On the surface, street photography can look easy. You go for a walk and take photos. But I have learned enough to know there is a lot more to it. Picking up your camera and going for a walk is only the beginning. Street photography is an art form that has been practiced for some time. A person can only get better through practice. Over this past summer, I took it upon myself to try to refine my street photography. There are many lessons to be learned from photo walking almost every day.
Use The Camera You Are Most Comfortable With
Today, most cameras are decent to fantastic. There are no bad cameras and it is up to the photographer to create good images. Just because a camera cost around $6000, like the Nikon D4, does not mean it is a good street photography camera. Sometimes in these situations, a Nikon 1 v3 will do. My camera of choice for street photography is a Sony A7. For me this camera is comfortable on long photo walks. It is light, nimble and adaptable. Whatever camera you decide to use, make sure it’s right for you. Do not always got with what others suggest. When you use a camera you are comfortable with you will have an easier time trusting your senses and getting images you like.
Use Lenses To Help Develop Your Creativity
If you are using a camera with interchangeable lenses, you have a lot to think about. One of the most important lessons is to switch out lenses now and then. Working with a variety of lenses helps your creativity and keeps your mind thinking differently. With different lenses you can see one subject in multiple ways.
However, you also have to learn to shoot with one lens a day. It’s a tough concept at times but you will find yourself more creative with limits. Despite these limits you will learn you can still create fantastic images. Yes, you will miss the occasional shot because you are shooting with a lens that can’t handle it. It won’t leave you at a loss though, it will force you out of your comfort zone.

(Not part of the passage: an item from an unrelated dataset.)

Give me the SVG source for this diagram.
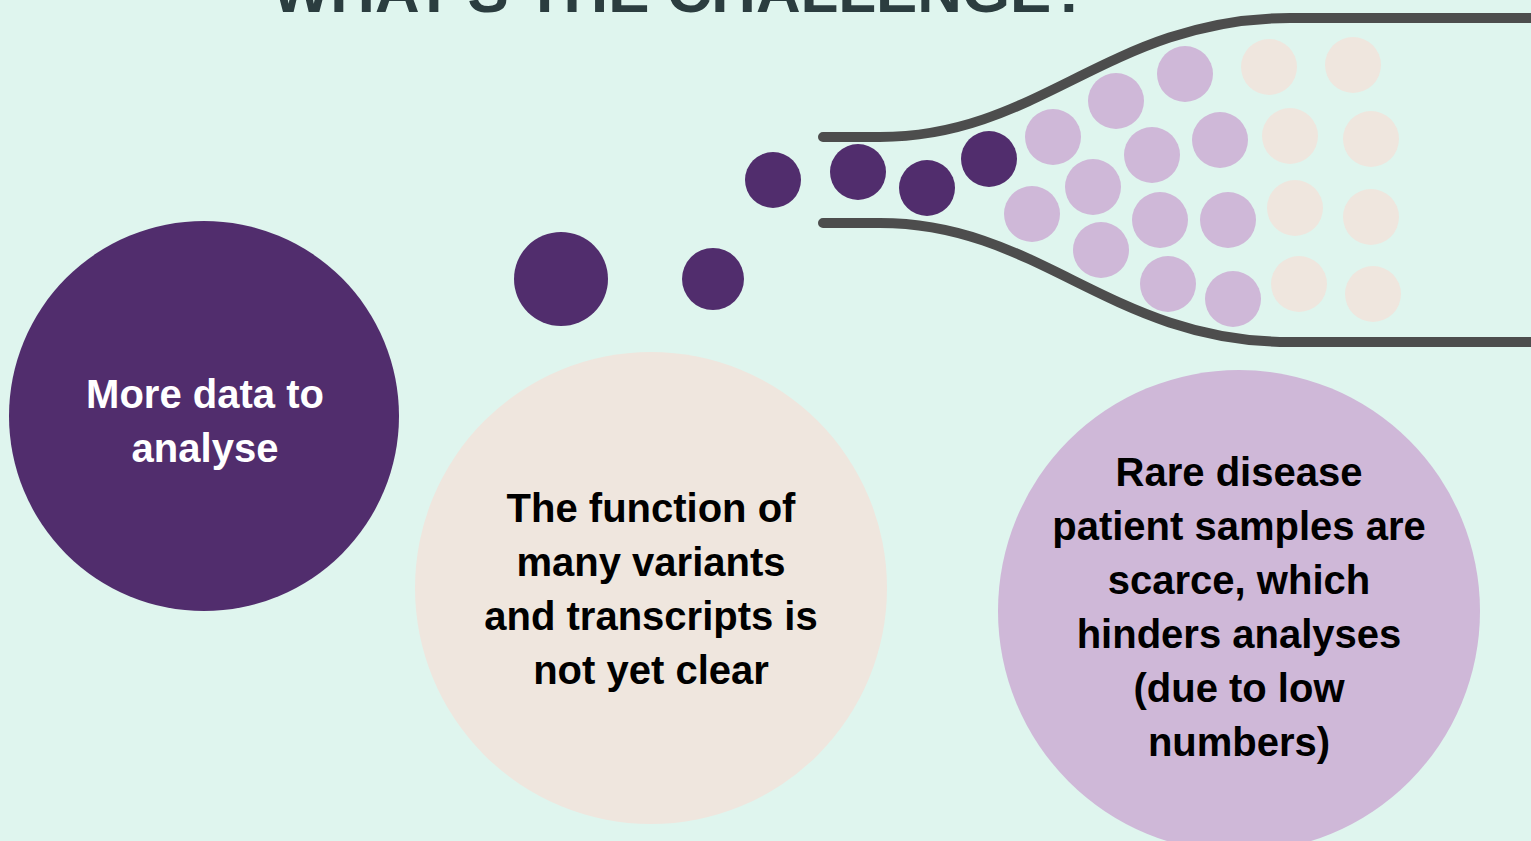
<svg xmlns="http://www.w3.org/2000/svg" width="1531" height="841" viewBox="0 0 1531 841">
  <style>
    .dark { fill: #512d6d; }
    .lilac { fill: #cfb8d8; }
    .beige { fill: #efe6de; }
    .funnel { fill: none; stroke: #4d4d4d; stroke-width: 10; stroke-linecap: round; }
    .lbl { font-family: "Liberation Sans", Arial, sans-serif; font-weight: bold; font-size: 40px; text-anchor: middle; }
    .title { font-family: "Liberation Sans", Arial, sans-serif; font-weight: bold; font-size: 62px; fill: #2b3d3f; }
  </style>
  <rect x="0" y="0" width="1531" height="841" fill="#dff5ee"/>
  <text class="title" x="272" y="12" textLength="817" lengthAdjust="spacingAndGlyphs">WHAT'S THE CHALLENGE?</text>

  <g id="funnel">
    <path class="funnel" d="M823,137 L880,137 C1040,137 1110,18 1290,18 L1540,18"/>
    <path class="funnel" d="M823,223 L880,223 C1040,223 1110,342 1290,342 L1540,342"/>
  </g>

  <g id="particles">
    <circle class="dark" cx="561" cy="279" r="47"/>
    <circle class="dark" cx="713" cy="279" r="31"/>
    <circle class="dark" cx="773" cy="180" r="28"/>
    <circle class="dark" cx="858" cy="172" r="28"/>
    <circle class="dark" cx="927" cy="188" r="28"/>
    <circle class="dark" cx="989" cy="159" r="28"/>
    <circle class="lilac" cx="1053" cy="137" r="28"/>
    <circle class="lilac" cx="1116" cy="101" r="28"/>
    <circle class="lilac" cx="1185" cy="74" r="28"/>
    <circle class="lilac" cx="1032" cy="214" r="28"/>
    <circle class="lilac" cx="1093" cy="187" r="28"/>
    <circle class="lilac" cx="1152" cy="155" r="28"/>
    <circle class="lilac" cx="1220" cy="140" r="28"/>
    <circle class="lilac" cx="1101" cy="250" r="28"/>
    <circle class="lilac" cx="1160" cy="220" r="28"/>
    <circle class="lilac" cx="1228" cy="220" r="28"/>
    <circle class="lilac" cx="1168" cy="284" r="28"/>
    <circle class="lilac" cx="1233" cy="299" r="28"/>
    <circle class="beige" cx="1269" cy="67" r="28"/>
    <circle class="beige" cx="1353" cy="65" r="28"/>
    <circle class="beige" cx="1290" cy="136" r="28"/>
    <circle class="beige" cx="1371" cy="139" r="28"/>
    <circle class="beige" cx="1295" cy="208" r="28"/>
    <circle class="beige" cx="1371" cy="217" r="28"/>
    <circle class="beige" cx="1299" cy="284" r="28"/>
    <circle class="beige" cx="1373" cy="294" r="28"/>
  </g>

  <g id="node-more-data">
    <circle class="dark" cx="204" cy="416" r="195"/>
    <text class="lbl" fill="#ffffff"><tspan x="205" y="408">More data to</tspan><tspan x="205" y="462">analyse</tspan></text>
  </g>

  <g id="node-function">
    <circle class="beige" cx="651" cy="588" r="236"/>
    <text class="lbl" fill="#000000"><tspan x="651" y="522">The function of</tspan><tspan x="651" y="576">many variants</tspan><tspan x="651" y="630">and transcripts is</tspan><tspan x="651" y="684">not yet clear</tspan></text>
  </g>

  <g id="node-rare-disease">
    <circle class="lilac" cx="1239" cy="611" r="241"/>
    <text class="lbl" fill="#000000"><tspan x="1239" y="486">Rare disease</tspan><tspan x="1239" y="540">patient samples are</tspan><tspan x="1239" y="594">scarce, which</tspan><tspan x="1239" y="648">hinders analyses</tspan><tspan x="1239" y="702">(due to low</tspan><tspan x="1239" y="756">numbers)</tspan></text>
  </g>
</svg>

Leave Your Comfort Zone At Home
A person who stays in their comfort zone never truly realizes the full extent of their creativity. Yes, it is nice to stick with what you know–but the world is dynamic. You should be too. All human progress is driven by conflict. Being uncomfortable with your photography at times can teach you a lot about yourself. One of the things I did to be uncomfortable was to wake up every day at 4:30 am to be on a 5:07am train to New York. It allowed me to see New York in new ways.
Bring Your Own…
Learn to bring your own coffee, food and water. I found that stopping for coffee or to buy food can get expensive and time consuming. If you have to maximize your photography time, not having what you needed to sustain yourself could cause you to miss moments. Getting the occasional meal and coffee is good for food photography images if you want to do that on the side or just for fun. However, if you are not made of money the cost of a daily photo walk can add up quickly if you are not careful.
Use The Right Camera Bag
Your camera bag can make or break your photo walk. Depending on when and where you do your photo walks, you may have to carry extra gear, cleaning equipment, or lunch. I used my Think Tank Urban Disguises 60 v2 the most because my photo walks were before work, and I had to keep a laptop with me. You have to measure what you have to carry versus what you need to do for the day
Respect People And Your Environment
In street photography people will be your subjects. The most import thing to do to refine your street photography is to respect all people. It does not matter if they are poor or rich. They deserve your respect. One of the things I had to learn was to read people. I had to know when they were comfortable with me up close or at a distance. Most people like me at a distance. If you seem threatening or come off as aggressive you can find your self in a bad situation. Not everyone wants a camera shoved in their face. You have to be calm and smile. Not every place is safe either. If you had a bad feeling about a spot, go with your gut. This is true especially if you’re alone. People can see your equipment and see you as a target.
Be An Observer
One of the most important thing I learned and refined on my almost daily photo walks was to observe. To see the stillness in an empty street in the village. The elderly faces walking on the path. The moment when the light passes through the bridge as I consider the shadow. If you don’t observe where your are, you will never see it. You have to some time walk slowly to take in a scene. An image will appear.